Problem details
Exactly the lines from the start of the data below through the line that contains "const stimulusTime = 22;" are to be copied, with pictures left out.

--- START OF Recorded data ---

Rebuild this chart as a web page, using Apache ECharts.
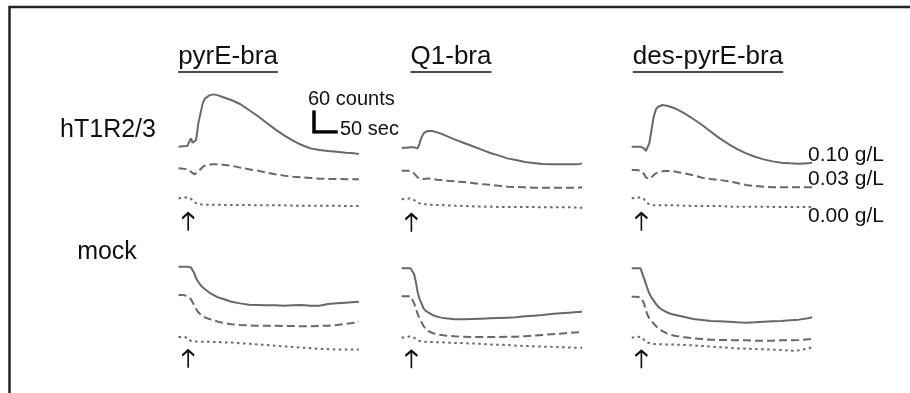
<!DOCTYPE html>
<html><head><meta charset="utf-8">
<script src="https://cdn.jsdelivr.net/npm/echarts@6/dist/echarts.min.js"></script>
<style>html,body{margin:0;padding:0;background:#fff}#c{width:910px;height:393px}</style>
</head><body><div id="c"></div>
<script>
// ---- data (time in seconds, response in counts relative to pre-stimulus baseline) ----
const time = [0,10,20,28,32,36,40,45,50,55,60,70,80,90,100,120,140,160,180,200,220,240,260,280,300,320,340,360,380,400,410];
const columns = ['pyrE-bra', 'Q1-bra', 'des-pyrE-bra'];
const rows = ['hT1R2/3', 'mock'];
const concentrations = ['0.10 g/L', '0.03 g/L', '0.00 g/L'];
const scaleCounts = 60;
const scaleSeconds = 50;
const stimulusTime = 22;

// hT1R2/3 cells
const pyrE_hT1R2_010 = [0,1,2,25,12,12,20,70,100,130,144,154,157,154,149,140,128,110,92,72,52,34,18,5,-5,-10,-13,-15,-18,-20,-22];
const pyrE_hT1R2_003 = [0,-1,-3,-10,-15,-18,-16,-10,-3,4,8,11,12,12,11,8,2,-3,-7,-13,-18,-22,-25,-27,-29,-31,-32,-32,-33,-33,-33];
const pyrE_hT1R2_000 = [0,1,3,-1,-7,-12,-16,-18,-18,-19,-19,-19,-19,-19,-20,-20,-20,-20,-21,-21,-21,-21,-22,-22,-22,-22,-22,-22,-23,-23,-23];
const Q1_hT1R2_010 = [0,0,1,1,-1,-2,11,31,43,48,50,50,46,42,36,25,15,5,-5,-15,-23,-32,-37,-43,-46,-49,-50,-50,-50,-50,-47];
const Q1_hT1R2_003 = [0,0,0,-8,-13,-20,-25,-26,-25,-24,-23,-25,-27,-28,-30,-32,-34,-37,-40,-42,-45,-48,-49,-50,-51,-51,-51,-51,-51,-51,-50];
const Q1_hT1R2_000 = [0,1,3,-2,-6,-10,-12,-14,-15,-15,-16,-16,-17,-17,-18,-19,-20,-21,-22,-22,-23,-23,-23,-23,-23,-24,-24,-24,-24,-25,-25];
const des_hT1R2_010 = [0,0,0,-5,-13,-15,10,50,90,112,120,125,123,119,114,100,83,65,45,25,8,-7,-20,-30,-38,-44,-48,-50,-51,-50,-48];
const des_hT1R2_003 = [0,0,-2,-12,-22,-28,-27,-22,-15,-10,-7,-4,-3,-3,-5,-10,-16,-23,-27,-30,-34,-39,-45,-48,-50,-52,-52,-52,-52,-52,-52];
const des_hT1R2_000 = [0,1,3,-2,-10,-16,-19,-20,-21,-21,-21,-21,-21,-21,-21,-22,-23,-23,-23,-23,-25,-25,-25,-25,-25,-26,-26,-26,-26,-26,-26];
// mock cells
const pyrE_mock_010 = [0,0,0,-2,-8,-20,-35,-45,-55,-62,-67,-78,-85,-92,-96,-105,-110,-114,-115,-116,-116,-117,-116,-115,-117,-117,-112,-110,-108,-106,-105];
const pyrE_mock_003 = [0,0,-3,-12,-22,-32,-42,-52,-58,-63,-67,-72,-76,-80,-83,-88,-90,-91,-92,-92,-92,-93,-93,-94,-94,-93,-92,-90,-87,-83,-80];
const pyrE_mock_000 = [0,0,-2,-13,-14,-14,-14,-15,-15,-15,-15,-15,-16,-16,-17,-18,-20,-22,-24,-26,-28,-30,-32,-34,-36,-38,-39,-40,-40,-40,-40];
const Q1_mock_010 = [0,0,0,-17,-40,-70,-90,-105,-121,-128,-132,-140,-145,-148,-150,-153,-153,-152,-151,-150,-149,-148,-147,-144,-142,-140,-137,-135,-133,-131,-130];
const Q1_mock_003 = [0,0,0,-20,-35,-52,-65,-78,-90,-98,-104,-110,-114,-116,-118,-120,-121,-122,-122,-122,-122,-121,-121,-120,-118,-116,-114,-112,-110,-108,-107];
const Q1_mock_000 = [0,2,4,0,-6,-9,-11,-12,-13,-13,-14,-14,-15,-15,-16,-17,-18,-19,-20,-22,-23,-24,-26,-27,-28,-29,-30,-31,-32,-33,-33];
const des_mock_010 = [0,0,0,-30,-45,-62,-75,-88,-97,-107,-115,-125,-132,-137,-140,-146,-152,-155,-158,-159,-160,-162,-163,-162,-160,-159,-158,-156,-154,-150,-147];
const des_mock_003 = [0,0,-2,-20,-40,-55,-65,-73,-80,-88,-95,-103,-110,-115,-118,-122,-125,-127,-129,-130,-130,-131,-131,-132,-132,-132,-131,-131,-130,-128,-127];
const des_mock_000 = [0,2,3,-7,-13,-16,-19,-20,-21,-21,-21,-22,-22,-22,-23,-24,-25,-27,-29,-31,-33,-35,-36,-37,-38,-39,-40,-43,-41,-36,-31];

const panels = [
  [pyrE_hT1R2_010, pyrE_hT1R2_003, pyrE_hT1R2_000],
  [Q1_hT1R2_010, Q1_hT1R2_003, Q1_hT1R2_000],
  [des_hT1R2_010, des_hT1R2_003, des_hT1R2_000],
  [pyrE_mock_010, pyrE_mock_003, pyrE_mock_000],
  [Q1_mock_010, Q1_mock_003, Q1_mock_000],
  [des_mock_010, des_mock_003, des_mock_000]
];

// ---- layout ----
const PX_PER_SEC = 0.44;
const PX_PER_COUNT = 1 / 3;
const X_MAX = 410;
const Y_MIN = -180, Y_MAX = 180;
const colLeft = [178.5, 401.7, 631.7];
const baselines = [
  [146.7, 168.3, 198.3], [147.7, 170.7, 199.3], [146.7, 170, 198.3],
  [266.7, 295, 341], [268.3, 296.3, 342.3], [268.3, 296.7, 342.3]
];
const arrowOffset = -70;
const traceColor = '#686868';
const lineTypes = ['solid', [8, 4], [2.5, 3.5]];
const FONT = 'Liberation Sans, Arial, sans-serif';

const grid = [], xAxis = [], yAxis = [], series = [];
panels.forEach((traces, p) => {
  const col = p % 3;
  traces.forEach((vals, k) => {
    const gi = grid.length;
    grid.push({
      left: colLeft[col],
      top: baselines[p][k] - Y_MAX * PX_PER_COUNT,
      width: X_MAX * PX_PER_SEC,
      height: (Y_MAX - Y_MIN) * PX_PER_COUNT
    });
    xAxis.push({ type: 'value', gridIndex: gi, min: 0, max: X_MAX, show: false });
    yAxis.push({ type: 'value', gridIndex: gi, min: Y_MIN, max: Y_MAX, show: false });
    const s = {
      type: 'line', xAxisIndex: gi, yAxisIndex: gi, showSymbol: false, silent: true,
      data: time.map((t, i) => [t, vals[i]]),
      lineStyle: { color: traceColor, width: 2, type: lineTypes[k], cap: 'butt' }
    };
    if (k === 2) {
      s.markPoint = {
        silent: true, animation: false,
        symbol: 'path://M6,0 L6,22 M0.5,7 L6,0.5 L11.5,7',
        symbolSize: [12, 18], symbolKeepAspect: false,
        itemStyle: { color: 'rgba(0,0,0,0)', borderColor: '#111', borderWidth: 2 },
        label: { show: false },
        data: [{ coord: [stimulusTime, arrowOffset] }]
      };
    }
    series.push(s);
  });
});

// scale bar grid
const sbi = grid.length;
grid.push({ left: 314, top: 112, width: scaleSeconds * PX_PER_SEC, height: scaleCounts * PX_PER_COUNT });
xAxis.push({ type: 'value', gridIndex: sbi, min: 0, max: scaleSeconds, show: false });
yAxis.push({ type: 'value', gridIndex: sbi, min: 0, max: scaleCounts, show: false });
series.push({
  type: 'line', xAxisIndex: sbi, yAxisIndex: sbi, showSymbol: false, silent: true,
  data: [[0, scaleCounts], [0, 0], [scaleSeconds, 0]],
  lineStyle: { color: '#000', width: 3.5, cap: 'square', join: 'miter' }
});

// text measurement for underlines
const ctx = document.createElement('canvas').getContext('2d');
function textWidth(str, size) { ctx.font = size + 'px ' + FONT; return ctx.measureText(str).width; }

const graphic = [];
graphic.push({ type: 'polyline', silent: true, shape: { points: [[9.5, 393], [9.5, 7], [910, 7]] },
  style: { stroke: '#222', lineWidth: 2.5, fill: null } });

const titleX = [228, 451, 708];
const TITLE_SIZE = 26;
columns.forEach((c, i) => {
  const w = textWidth(c, TITLE_SIZE);
  graphic.push({ type: 'text', x: titleX[i], y: 57, silent: true,
    style: { text: c, font: TITLE_SIZE + 'px ' + FONT, fill: '#111', align: 'center', verticalAlign: 'middle' } });
  graphic.push({ type: 'line', silent: true, shape: { x1: titleX[i] - w / 2, y1: 72, x2: titleX[i] + w / 2, y2: 72 },
    style: { stroke: '#111', lineWidth: 1.6 } });
});
const rowY = [130, 252];
const rowX = [108, 107];
rows.forEach((r, i) => {
  graphic.push({ type: 'text', x: rowX[i], y: rowY[i], silent: true,
    style: { text: r, font: '25px ' + FONT, fill: '#111', align: 'center', verticalAlign: 'middle' } });
});
const concY = [155, 179, 216];
concentrations.forEach((c, i) => {
  graphic.push({ type: 'text', x: 808, y: concY[i], silent: true,
    style: { text: c, font: '21px ' + FONT, fill: '#111', align: 'left', verticalAlign: 'middle' } });
});
graphic.push({ type: 'text', x: 308, y: 99, silent: true,
  style: { text: scaleCounts + ' counts', font: '20px ' + FONT, fill: '#111', align: 'left', verticalAlign: 'middle' } });
graphic.push({ type: 'text', x: 340, y: 129, silent: true,
  style: { text: scaleSeconds + ' sec', font: '20px ' + FONT, fill: '#111', align: 'left', verticalAlign: 'middle' } });

const chart = echarts.init(document.getElementById('c'), null, { renderer: 'canvas' });
chart.setOption({ animation: false, backgroundColor: '#fff', grid, xAxis, yAxis, series, graphic });
</script></body></html>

--- END OF Recorded data ---

Task result
Rebuild this chart as a web page, using Apache ECharts.
<!DOCTYPE html>
<html><head><meta charset="utf-8">
<script src="https://cdn.jsdelivr.net/npm/echarts@6/dist/echarts.min.js"></script>
<style>html,body{margin:0;padding:0;background:#fff}#c{width:910px;height:393px}</style>
</head><body><div id="c"></div>
<script>
// ---- data (time in seconds, response in counts relative to pre-stimulus baseline) ----
const time = [0,10,20,28,32,36,40,45,50,55,60,70,80,90,100,120,140,160,180,200,220,240,260,280,300,320,340,360,380,400,410];
const columns = ['pyrE-bra', 'Q1-bra', 'des-pyrE-bra'];
const rows = ['hT1R2/3', 'mock'];
const concentrations = ['0.10 g/L', '0.03 g/L', '0.00 g/L'];
const scaleCounts = 60;
const scaleSeconds = 50;
const stimulusTime = 22;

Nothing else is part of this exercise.